WHAT IS REQUIRED: Count how many lines contain the word "that". Please give only the number.

MATERIALS PROVIDED:
────────────────────
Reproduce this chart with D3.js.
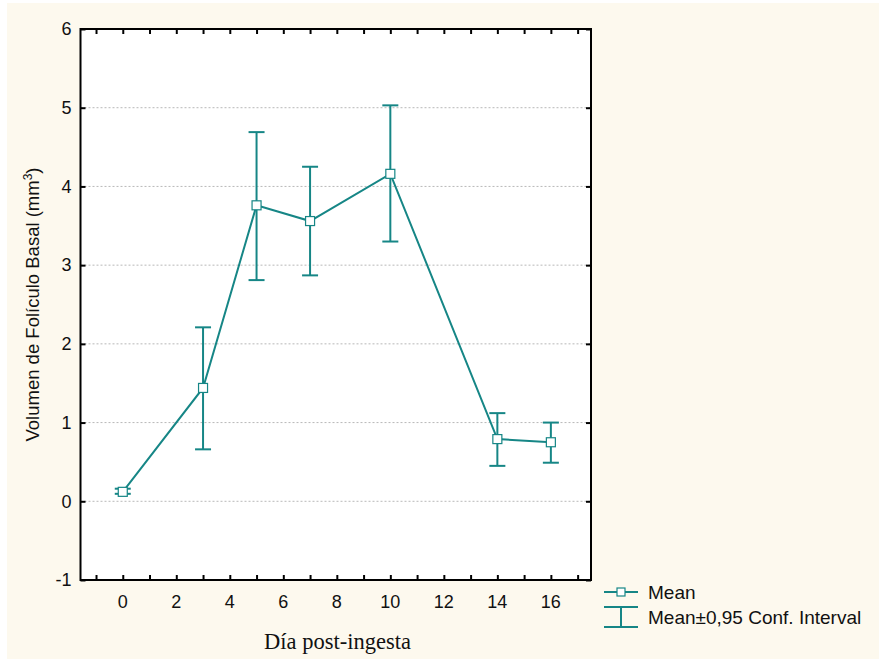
────────────────────
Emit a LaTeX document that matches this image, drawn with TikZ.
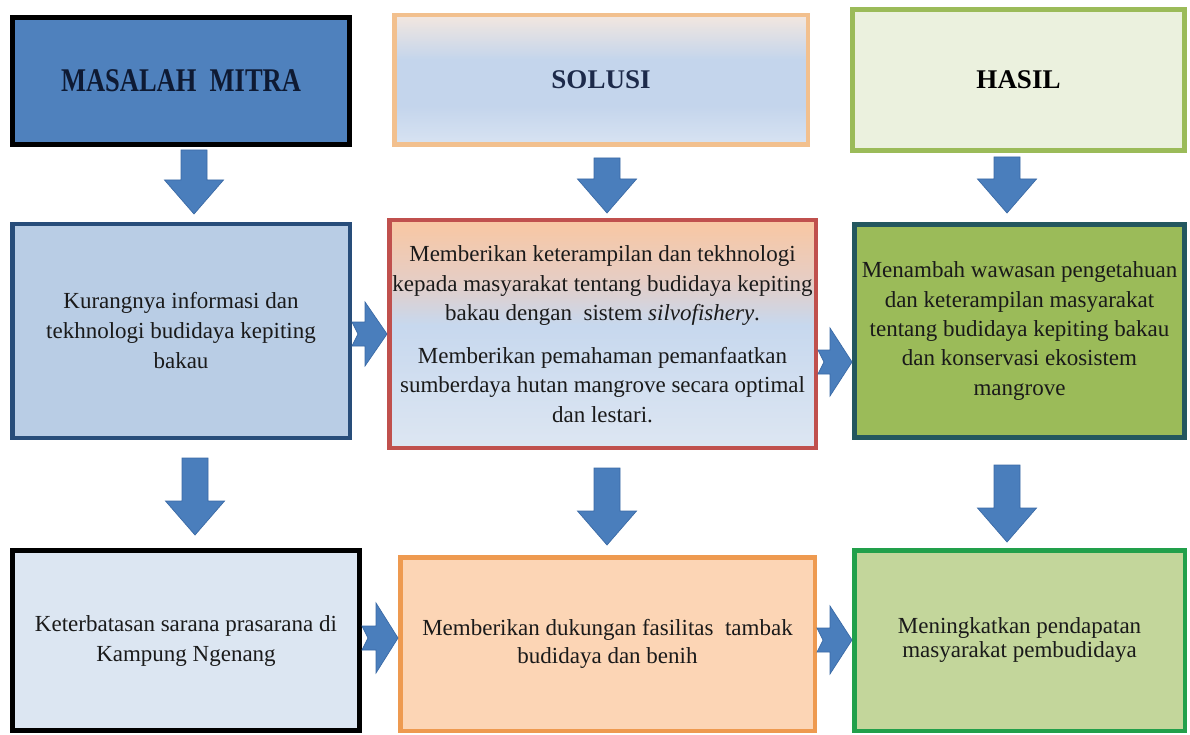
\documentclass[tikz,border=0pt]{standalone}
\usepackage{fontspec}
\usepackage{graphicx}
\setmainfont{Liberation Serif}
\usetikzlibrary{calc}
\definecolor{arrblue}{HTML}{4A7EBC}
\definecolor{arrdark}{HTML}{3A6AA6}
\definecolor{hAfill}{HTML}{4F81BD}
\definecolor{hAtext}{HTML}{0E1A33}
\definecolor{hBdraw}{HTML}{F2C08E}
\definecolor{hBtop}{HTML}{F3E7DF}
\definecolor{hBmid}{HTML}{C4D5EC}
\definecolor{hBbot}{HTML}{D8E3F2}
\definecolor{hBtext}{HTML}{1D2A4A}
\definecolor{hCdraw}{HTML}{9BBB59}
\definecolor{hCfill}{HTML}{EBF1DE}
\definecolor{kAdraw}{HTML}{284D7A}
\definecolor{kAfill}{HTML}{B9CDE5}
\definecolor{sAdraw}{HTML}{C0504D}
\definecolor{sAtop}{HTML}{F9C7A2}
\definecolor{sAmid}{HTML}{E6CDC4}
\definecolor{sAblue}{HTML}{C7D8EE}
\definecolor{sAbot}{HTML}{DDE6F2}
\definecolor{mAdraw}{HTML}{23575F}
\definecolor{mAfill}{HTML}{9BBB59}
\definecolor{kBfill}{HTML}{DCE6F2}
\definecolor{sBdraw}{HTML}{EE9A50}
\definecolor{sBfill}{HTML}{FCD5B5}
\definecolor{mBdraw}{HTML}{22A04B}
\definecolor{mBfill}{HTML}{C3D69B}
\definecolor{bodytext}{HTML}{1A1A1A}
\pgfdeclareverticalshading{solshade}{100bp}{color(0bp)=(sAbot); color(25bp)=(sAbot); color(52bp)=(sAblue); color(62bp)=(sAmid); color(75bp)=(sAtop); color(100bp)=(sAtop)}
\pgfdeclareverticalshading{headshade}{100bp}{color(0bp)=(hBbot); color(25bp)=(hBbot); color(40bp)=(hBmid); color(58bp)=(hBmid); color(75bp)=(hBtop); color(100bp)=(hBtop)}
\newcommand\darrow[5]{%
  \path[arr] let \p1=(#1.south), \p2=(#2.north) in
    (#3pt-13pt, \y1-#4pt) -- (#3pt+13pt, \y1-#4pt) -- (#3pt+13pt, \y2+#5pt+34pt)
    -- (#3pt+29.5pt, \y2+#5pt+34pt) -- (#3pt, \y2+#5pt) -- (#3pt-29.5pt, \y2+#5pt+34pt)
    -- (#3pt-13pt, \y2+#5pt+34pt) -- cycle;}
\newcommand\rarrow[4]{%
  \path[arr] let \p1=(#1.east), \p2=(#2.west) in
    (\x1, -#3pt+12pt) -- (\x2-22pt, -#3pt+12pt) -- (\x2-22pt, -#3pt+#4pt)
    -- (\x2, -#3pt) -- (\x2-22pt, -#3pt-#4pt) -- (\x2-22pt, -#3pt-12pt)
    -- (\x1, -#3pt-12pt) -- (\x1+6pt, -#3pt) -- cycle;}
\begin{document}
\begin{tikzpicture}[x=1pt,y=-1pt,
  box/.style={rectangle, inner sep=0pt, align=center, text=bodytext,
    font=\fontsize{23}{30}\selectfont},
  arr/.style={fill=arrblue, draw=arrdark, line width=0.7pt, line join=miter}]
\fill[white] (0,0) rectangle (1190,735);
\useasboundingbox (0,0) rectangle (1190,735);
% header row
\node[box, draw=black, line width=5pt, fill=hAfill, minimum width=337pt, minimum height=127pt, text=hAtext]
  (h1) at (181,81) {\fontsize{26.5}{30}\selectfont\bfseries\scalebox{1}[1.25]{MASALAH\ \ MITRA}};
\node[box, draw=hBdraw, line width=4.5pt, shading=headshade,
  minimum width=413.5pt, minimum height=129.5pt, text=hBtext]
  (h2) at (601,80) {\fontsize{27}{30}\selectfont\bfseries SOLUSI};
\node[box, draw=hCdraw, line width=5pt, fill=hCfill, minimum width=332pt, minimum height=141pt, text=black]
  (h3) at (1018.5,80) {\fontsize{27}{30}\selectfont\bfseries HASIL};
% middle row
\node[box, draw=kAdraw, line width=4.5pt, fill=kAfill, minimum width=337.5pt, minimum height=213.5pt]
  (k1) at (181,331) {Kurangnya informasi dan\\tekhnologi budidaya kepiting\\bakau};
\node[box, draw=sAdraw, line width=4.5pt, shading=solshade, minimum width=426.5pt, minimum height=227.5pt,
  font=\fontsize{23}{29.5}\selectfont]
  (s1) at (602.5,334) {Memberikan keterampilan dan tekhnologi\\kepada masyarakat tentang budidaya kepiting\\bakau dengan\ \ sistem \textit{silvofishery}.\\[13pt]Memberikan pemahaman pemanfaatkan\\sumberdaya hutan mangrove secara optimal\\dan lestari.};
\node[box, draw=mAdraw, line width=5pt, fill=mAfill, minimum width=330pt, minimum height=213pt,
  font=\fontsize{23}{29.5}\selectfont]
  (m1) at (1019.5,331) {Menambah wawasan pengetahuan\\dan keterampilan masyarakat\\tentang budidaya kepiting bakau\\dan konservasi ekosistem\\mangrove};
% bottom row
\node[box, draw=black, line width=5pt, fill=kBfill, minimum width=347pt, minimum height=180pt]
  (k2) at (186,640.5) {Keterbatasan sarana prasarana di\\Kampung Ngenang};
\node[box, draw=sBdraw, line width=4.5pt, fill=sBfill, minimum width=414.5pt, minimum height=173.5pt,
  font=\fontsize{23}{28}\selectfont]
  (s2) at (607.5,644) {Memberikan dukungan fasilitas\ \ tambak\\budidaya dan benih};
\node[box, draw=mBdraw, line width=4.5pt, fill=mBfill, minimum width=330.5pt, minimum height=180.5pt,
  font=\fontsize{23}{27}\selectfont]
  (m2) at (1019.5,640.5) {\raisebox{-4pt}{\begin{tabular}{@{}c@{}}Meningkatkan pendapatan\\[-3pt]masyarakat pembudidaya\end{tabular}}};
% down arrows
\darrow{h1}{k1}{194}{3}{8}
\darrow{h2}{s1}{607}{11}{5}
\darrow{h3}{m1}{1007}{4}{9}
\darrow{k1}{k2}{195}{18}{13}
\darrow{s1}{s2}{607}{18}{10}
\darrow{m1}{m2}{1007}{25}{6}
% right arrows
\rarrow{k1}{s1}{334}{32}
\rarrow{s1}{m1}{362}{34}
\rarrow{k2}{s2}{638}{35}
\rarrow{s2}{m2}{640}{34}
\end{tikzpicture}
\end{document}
────────────────────
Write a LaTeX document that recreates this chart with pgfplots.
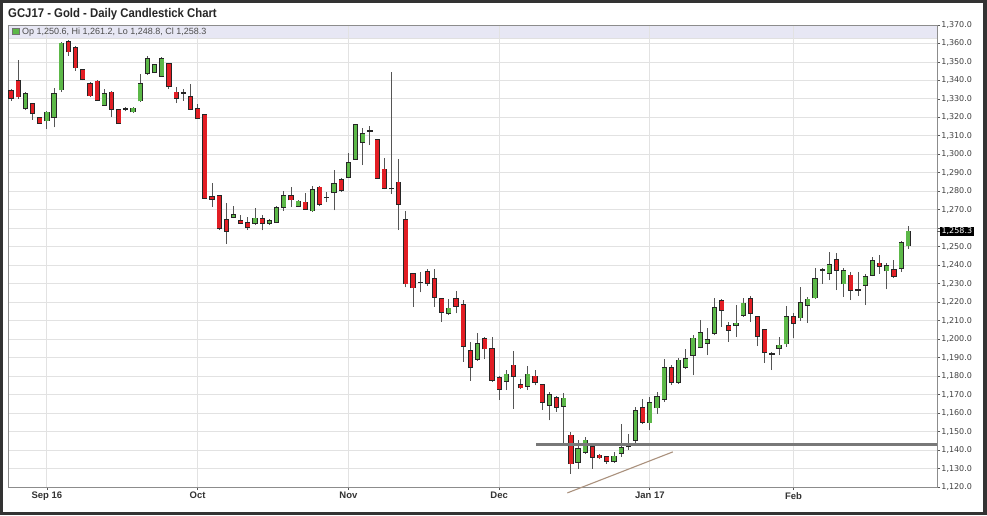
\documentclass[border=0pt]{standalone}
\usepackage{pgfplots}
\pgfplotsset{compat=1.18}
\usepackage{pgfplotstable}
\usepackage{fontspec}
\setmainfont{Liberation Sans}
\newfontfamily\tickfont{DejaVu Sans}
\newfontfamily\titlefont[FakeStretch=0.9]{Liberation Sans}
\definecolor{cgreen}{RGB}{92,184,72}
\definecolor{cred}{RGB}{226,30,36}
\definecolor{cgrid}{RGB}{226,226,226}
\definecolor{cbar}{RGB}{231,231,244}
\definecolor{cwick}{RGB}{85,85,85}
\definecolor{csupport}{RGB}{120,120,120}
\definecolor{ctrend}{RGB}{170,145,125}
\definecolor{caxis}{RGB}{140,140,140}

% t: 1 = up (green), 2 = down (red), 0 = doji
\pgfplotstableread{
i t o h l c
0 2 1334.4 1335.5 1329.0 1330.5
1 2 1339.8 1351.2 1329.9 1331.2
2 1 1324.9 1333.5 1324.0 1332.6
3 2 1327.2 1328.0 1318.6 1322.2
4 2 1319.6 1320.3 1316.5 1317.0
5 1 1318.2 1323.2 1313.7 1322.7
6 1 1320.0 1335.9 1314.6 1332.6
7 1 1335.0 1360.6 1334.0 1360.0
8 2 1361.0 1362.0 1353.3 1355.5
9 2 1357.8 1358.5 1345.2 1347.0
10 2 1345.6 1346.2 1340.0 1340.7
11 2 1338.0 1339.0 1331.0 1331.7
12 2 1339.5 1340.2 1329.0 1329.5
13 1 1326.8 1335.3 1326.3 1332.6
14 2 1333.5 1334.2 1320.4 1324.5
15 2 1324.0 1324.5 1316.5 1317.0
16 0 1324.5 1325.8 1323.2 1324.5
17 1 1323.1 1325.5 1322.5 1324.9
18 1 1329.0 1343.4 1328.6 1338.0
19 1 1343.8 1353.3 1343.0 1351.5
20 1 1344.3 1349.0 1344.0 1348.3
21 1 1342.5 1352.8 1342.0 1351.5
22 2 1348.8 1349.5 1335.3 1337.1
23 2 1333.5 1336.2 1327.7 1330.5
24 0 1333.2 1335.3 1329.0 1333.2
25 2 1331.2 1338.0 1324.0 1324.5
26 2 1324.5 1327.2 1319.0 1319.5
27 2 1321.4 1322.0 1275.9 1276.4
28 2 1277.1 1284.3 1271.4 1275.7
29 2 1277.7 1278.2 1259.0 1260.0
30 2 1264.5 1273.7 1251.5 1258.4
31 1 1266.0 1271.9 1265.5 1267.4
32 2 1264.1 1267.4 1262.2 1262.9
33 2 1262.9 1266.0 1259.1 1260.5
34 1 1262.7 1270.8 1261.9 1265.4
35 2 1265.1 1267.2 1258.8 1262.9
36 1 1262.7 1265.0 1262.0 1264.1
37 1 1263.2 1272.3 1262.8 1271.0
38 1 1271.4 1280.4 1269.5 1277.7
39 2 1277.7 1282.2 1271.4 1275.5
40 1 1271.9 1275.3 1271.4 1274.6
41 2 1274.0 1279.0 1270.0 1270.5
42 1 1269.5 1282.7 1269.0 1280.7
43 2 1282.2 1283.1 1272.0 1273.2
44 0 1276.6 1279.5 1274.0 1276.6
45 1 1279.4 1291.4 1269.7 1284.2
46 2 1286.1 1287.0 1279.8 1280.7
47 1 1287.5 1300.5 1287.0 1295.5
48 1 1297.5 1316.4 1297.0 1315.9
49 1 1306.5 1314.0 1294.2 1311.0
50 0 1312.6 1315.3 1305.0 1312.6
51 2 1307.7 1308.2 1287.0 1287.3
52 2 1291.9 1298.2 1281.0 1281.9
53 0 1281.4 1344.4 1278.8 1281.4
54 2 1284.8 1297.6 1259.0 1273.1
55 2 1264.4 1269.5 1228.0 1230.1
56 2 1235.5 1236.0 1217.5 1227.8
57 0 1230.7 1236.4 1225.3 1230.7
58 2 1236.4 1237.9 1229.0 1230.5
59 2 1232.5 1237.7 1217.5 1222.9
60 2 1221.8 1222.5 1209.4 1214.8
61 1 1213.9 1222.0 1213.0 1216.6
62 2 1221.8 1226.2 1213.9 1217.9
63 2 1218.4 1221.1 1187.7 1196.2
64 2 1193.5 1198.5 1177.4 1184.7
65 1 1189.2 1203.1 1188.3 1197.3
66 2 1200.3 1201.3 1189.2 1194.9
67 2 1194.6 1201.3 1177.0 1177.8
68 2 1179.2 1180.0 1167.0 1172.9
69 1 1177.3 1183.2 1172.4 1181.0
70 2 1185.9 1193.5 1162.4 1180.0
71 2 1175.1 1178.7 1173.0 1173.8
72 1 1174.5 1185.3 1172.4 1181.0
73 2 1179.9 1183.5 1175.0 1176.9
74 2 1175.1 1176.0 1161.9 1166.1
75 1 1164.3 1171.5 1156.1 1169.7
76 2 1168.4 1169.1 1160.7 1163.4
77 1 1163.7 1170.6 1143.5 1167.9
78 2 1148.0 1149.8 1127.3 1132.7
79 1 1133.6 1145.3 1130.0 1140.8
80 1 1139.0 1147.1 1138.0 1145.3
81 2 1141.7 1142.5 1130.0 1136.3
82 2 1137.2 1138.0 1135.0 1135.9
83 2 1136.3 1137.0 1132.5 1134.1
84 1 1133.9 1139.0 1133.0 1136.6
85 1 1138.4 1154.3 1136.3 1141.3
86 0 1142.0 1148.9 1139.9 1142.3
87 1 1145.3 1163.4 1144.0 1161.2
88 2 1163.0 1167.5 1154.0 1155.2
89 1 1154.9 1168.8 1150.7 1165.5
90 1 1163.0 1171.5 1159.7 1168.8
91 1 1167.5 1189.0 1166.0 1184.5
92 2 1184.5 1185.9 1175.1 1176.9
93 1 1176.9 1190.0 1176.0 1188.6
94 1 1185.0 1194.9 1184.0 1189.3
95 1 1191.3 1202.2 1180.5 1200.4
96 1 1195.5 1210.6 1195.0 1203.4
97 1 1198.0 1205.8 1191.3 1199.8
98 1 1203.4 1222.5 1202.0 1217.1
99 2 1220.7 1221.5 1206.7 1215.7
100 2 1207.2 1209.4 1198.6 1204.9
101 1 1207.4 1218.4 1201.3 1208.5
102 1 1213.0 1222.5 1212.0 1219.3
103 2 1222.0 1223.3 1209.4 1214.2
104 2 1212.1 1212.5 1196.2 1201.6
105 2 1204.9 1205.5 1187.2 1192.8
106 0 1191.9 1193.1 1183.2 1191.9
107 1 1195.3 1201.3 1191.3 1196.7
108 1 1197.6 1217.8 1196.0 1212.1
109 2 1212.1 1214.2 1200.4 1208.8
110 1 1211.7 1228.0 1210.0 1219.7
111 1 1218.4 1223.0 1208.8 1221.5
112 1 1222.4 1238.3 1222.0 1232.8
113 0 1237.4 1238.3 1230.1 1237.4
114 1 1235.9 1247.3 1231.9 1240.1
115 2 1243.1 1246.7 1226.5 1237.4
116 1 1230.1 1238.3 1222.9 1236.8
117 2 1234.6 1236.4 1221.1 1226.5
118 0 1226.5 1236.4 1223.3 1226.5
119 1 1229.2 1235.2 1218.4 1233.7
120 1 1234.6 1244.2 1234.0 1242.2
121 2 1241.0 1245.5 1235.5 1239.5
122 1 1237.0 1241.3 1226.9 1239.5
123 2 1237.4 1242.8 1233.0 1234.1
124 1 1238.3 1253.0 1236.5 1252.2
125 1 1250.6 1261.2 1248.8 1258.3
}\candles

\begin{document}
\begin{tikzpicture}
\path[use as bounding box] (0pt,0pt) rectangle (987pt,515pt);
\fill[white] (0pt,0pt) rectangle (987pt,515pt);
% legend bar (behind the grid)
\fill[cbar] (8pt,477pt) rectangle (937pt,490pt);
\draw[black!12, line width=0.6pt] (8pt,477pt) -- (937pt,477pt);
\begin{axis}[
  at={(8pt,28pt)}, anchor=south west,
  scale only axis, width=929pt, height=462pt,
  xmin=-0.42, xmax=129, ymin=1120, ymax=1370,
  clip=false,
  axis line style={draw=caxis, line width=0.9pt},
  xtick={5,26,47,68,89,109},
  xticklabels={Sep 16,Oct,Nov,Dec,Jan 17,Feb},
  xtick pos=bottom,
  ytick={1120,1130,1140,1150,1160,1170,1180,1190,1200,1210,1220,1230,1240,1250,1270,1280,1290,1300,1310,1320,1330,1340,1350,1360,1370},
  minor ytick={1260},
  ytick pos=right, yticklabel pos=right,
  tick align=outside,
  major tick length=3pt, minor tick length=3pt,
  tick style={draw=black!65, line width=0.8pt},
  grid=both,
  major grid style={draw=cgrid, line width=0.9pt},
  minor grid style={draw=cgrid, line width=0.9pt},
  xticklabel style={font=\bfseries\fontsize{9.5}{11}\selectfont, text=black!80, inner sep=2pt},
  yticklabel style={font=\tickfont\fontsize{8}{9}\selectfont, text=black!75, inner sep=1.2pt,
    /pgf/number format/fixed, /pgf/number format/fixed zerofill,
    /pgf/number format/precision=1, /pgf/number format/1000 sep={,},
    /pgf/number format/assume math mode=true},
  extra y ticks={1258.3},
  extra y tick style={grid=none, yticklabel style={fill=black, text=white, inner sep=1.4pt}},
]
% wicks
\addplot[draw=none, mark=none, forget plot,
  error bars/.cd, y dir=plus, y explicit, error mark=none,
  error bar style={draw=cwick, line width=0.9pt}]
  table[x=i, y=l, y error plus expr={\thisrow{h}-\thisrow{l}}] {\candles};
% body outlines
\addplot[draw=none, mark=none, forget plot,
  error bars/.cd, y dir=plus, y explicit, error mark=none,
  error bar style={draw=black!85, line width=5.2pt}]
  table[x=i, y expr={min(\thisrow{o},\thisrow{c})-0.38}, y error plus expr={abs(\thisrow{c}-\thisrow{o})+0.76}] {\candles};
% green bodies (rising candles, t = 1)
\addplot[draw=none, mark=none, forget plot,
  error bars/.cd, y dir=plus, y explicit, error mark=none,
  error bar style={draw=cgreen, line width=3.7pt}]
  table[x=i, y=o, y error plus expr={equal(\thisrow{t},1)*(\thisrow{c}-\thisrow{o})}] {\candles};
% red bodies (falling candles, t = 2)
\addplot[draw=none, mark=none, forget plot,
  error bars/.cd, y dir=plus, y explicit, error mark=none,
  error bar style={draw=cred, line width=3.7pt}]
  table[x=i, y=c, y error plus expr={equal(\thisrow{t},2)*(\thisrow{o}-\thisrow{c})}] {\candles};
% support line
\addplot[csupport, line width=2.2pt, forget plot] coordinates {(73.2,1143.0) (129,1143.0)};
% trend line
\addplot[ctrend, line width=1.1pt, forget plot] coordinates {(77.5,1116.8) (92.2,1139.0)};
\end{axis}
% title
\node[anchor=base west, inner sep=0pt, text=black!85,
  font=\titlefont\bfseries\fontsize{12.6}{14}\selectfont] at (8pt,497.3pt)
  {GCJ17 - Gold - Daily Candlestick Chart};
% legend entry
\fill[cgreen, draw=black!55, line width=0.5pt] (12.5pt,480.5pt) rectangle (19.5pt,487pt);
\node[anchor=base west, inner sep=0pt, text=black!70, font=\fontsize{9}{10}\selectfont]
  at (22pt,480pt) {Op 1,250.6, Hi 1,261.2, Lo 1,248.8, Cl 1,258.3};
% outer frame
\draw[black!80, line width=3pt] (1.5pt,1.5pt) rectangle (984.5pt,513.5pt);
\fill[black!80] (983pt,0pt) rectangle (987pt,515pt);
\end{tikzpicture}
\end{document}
────────────────────
COMPLETED TASK: 2